• **AIM**: State the number of lines that hold the string "this", with nothing added.

• **RECORDS TO USE**:
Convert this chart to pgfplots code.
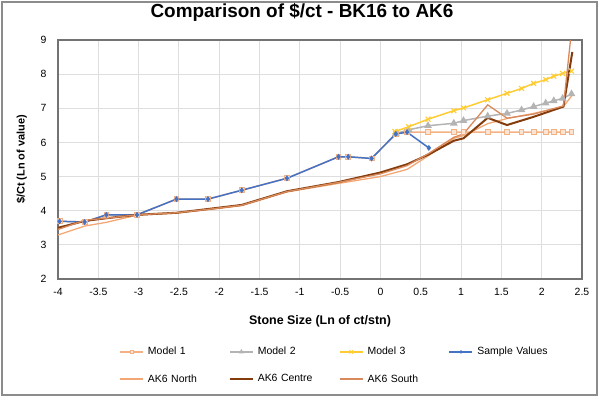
--
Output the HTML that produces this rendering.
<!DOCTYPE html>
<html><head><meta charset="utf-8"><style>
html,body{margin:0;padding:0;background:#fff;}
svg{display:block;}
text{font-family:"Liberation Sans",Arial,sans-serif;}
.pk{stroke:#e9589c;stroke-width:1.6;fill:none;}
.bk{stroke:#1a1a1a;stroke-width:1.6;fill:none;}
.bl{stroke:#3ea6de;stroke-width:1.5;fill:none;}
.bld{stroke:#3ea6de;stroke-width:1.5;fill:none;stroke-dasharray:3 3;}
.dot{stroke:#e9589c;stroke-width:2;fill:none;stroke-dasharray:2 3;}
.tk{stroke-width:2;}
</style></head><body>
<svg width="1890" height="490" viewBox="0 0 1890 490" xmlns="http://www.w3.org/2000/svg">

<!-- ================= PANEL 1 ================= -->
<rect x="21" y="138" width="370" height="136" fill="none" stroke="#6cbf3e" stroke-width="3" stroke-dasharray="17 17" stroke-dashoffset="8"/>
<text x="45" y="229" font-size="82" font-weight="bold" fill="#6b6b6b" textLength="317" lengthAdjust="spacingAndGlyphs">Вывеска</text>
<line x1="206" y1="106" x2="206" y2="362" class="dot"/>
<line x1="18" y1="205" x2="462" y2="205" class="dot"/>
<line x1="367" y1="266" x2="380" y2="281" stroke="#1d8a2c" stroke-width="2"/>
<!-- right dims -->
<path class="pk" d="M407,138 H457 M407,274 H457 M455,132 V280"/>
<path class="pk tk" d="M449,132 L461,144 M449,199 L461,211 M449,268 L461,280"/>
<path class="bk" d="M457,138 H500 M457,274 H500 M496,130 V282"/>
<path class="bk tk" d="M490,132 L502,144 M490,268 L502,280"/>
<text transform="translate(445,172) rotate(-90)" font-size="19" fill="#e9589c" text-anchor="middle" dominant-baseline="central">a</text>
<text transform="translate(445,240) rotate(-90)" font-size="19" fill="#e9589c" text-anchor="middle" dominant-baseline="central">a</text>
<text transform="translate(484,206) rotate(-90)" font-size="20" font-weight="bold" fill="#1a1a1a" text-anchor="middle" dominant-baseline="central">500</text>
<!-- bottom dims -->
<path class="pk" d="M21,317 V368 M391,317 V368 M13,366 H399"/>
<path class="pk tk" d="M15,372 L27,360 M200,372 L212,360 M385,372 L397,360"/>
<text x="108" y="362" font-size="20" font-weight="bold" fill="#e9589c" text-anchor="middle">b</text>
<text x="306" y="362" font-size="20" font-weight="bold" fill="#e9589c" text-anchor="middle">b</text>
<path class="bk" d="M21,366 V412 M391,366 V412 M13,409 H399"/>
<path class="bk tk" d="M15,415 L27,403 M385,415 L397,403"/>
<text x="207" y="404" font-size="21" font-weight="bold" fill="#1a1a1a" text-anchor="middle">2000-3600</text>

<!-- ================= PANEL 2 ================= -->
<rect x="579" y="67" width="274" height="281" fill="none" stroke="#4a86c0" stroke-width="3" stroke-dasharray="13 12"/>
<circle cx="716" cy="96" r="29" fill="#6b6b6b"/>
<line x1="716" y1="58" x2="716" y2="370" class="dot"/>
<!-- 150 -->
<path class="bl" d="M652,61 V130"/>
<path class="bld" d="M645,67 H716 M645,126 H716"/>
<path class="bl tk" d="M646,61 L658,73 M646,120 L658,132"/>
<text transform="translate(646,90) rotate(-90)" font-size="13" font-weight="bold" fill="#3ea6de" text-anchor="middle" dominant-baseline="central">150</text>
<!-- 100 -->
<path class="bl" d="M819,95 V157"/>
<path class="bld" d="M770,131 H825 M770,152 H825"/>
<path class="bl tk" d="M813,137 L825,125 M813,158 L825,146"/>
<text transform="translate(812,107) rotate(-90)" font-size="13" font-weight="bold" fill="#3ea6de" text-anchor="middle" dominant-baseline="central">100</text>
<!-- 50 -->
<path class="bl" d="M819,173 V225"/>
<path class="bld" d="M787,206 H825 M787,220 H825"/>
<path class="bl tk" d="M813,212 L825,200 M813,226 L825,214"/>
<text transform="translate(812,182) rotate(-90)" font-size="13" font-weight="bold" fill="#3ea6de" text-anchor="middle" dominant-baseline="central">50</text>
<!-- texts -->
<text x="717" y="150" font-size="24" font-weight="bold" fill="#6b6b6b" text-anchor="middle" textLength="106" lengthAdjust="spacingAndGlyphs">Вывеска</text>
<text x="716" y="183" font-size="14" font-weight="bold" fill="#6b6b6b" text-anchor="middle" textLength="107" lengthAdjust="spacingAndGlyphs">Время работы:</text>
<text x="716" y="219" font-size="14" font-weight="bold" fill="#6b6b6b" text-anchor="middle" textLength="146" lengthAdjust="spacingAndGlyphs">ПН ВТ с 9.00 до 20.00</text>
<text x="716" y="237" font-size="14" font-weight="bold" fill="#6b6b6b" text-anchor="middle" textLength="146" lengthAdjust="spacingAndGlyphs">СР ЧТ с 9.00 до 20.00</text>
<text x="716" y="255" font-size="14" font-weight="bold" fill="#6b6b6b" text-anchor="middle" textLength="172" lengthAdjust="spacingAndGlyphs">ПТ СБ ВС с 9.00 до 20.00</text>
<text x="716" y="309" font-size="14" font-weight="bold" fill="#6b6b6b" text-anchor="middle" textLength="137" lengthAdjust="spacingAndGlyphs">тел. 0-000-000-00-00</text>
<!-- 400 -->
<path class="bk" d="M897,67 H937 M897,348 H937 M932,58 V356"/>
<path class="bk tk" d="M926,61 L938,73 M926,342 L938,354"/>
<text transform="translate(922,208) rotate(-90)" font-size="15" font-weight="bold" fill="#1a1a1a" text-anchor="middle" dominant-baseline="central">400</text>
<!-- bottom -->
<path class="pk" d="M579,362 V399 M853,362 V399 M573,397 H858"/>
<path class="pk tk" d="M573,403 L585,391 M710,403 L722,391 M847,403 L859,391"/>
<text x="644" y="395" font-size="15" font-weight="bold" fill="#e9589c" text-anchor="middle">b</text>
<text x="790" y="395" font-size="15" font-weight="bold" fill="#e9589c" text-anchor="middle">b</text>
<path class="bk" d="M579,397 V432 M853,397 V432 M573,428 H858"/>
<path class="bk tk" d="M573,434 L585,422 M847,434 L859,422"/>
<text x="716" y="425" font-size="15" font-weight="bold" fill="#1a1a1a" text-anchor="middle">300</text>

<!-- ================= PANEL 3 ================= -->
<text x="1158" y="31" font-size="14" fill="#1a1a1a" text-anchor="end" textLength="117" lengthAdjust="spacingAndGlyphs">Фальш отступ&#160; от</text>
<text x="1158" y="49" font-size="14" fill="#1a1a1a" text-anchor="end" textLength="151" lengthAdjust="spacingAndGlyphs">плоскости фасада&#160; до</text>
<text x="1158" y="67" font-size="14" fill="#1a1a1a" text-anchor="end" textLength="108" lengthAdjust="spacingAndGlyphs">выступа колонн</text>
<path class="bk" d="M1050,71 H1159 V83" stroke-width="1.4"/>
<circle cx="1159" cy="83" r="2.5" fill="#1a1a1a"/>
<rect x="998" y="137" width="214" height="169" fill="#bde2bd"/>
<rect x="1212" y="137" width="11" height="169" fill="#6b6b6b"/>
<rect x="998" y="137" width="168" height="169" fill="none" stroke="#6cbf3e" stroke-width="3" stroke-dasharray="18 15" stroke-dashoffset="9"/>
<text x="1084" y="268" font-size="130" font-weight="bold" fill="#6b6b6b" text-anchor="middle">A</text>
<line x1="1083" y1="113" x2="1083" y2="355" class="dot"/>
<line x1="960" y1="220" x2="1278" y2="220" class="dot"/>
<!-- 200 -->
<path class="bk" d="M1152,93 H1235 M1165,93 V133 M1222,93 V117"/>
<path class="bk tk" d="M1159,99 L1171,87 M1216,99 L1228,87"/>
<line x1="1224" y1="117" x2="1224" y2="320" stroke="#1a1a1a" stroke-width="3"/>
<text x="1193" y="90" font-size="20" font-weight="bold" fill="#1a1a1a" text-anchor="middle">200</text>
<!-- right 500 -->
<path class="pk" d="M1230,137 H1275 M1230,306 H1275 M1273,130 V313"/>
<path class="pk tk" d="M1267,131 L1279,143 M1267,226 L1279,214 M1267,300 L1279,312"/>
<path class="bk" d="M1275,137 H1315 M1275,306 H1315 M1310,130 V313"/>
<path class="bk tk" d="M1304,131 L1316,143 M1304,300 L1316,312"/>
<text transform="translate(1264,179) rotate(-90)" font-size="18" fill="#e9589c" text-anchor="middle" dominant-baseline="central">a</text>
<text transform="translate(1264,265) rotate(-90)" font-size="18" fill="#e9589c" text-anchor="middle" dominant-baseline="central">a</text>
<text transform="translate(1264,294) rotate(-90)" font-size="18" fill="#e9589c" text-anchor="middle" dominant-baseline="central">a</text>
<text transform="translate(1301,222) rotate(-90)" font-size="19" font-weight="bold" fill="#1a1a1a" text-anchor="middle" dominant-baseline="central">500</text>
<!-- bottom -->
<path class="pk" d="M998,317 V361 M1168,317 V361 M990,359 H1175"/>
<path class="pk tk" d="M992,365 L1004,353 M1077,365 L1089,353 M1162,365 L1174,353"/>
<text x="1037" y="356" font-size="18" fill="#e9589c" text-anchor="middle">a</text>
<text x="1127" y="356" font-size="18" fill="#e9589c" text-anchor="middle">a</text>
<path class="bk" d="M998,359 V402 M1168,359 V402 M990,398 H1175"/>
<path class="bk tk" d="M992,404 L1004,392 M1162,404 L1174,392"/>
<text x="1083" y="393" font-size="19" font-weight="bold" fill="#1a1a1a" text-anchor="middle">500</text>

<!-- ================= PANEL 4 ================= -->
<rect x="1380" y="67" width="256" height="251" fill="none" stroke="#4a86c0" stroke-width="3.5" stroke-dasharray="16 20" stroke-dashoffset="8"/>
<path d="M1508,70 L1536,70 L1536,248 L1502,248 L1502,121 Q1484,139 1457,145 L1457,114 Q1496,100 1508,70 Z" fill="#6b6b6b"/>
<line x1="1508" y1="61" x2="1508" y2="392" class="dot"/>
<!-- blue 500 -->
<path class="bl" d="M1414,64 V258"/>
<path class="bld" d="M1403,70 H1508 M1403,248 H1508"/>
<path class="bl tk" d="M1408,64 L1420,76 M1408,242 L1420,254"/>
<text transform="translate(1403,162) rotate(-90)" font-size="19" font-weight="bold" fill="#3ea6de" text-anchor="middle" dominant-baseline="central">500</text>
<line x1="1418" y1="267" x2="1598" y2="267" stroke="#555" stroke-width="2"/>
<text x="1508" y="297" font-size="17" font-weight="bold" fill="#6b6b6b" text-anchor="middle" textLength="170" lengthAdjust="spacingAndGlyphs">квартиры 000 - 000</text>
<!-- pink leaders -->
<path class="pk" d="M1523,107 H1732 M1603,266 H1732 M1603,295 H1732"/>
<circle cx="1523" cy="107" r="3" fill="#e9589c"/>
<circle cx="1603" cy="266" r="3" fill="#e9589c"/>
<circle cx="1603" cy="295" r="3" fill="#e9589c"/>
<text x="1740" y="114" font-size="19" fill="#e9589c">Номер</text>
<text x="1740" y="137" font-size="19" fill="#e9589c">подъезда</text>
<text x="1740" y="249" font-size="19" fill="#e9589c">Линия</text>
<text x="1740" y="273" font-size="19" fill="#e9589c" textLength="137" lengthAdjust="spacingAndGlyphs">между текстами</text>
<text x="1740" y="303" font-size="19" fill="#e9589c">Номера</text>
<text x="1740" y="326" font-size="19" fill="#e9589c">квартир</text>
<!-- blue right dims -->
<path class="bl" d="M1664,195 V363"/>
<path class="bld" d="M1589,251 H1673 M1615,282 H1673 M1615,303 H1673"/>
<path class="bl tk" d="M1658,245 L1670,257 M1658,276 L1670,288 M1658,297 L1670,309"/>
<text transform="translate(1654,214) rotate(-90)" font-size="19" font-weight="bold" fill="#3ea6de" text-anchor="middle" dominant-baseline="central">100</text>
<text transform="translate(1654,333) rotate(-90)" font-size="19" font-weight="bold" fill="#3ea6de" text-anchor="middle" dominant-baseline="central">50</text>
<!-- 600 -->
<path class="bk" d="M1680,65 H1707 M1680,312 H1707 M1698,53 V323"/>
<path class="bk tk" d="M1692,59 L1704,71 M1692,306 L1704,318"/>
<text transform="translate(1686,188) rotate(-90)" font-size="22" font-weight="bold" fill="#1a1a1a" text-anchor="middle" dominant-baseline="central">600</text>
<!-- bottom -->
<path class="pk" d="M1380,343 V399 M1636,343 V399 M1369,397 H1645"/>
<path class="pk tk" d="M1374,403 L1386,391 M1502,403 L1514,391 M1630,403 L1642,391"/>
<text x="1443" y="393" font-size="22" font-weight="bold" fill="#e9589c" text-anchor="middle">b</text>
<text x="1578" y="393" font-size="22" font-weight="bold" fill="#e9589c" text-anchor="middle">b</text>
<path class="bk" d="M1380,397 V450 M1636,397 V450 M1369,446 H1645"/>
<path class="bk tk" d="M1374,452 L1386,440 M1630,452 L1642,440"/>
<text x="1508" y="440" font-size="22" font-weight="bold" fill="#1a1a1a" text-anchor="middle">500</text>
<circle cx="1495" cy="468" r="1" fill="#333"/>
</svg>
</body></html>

• **ANSWER FOR THE TASK**: 2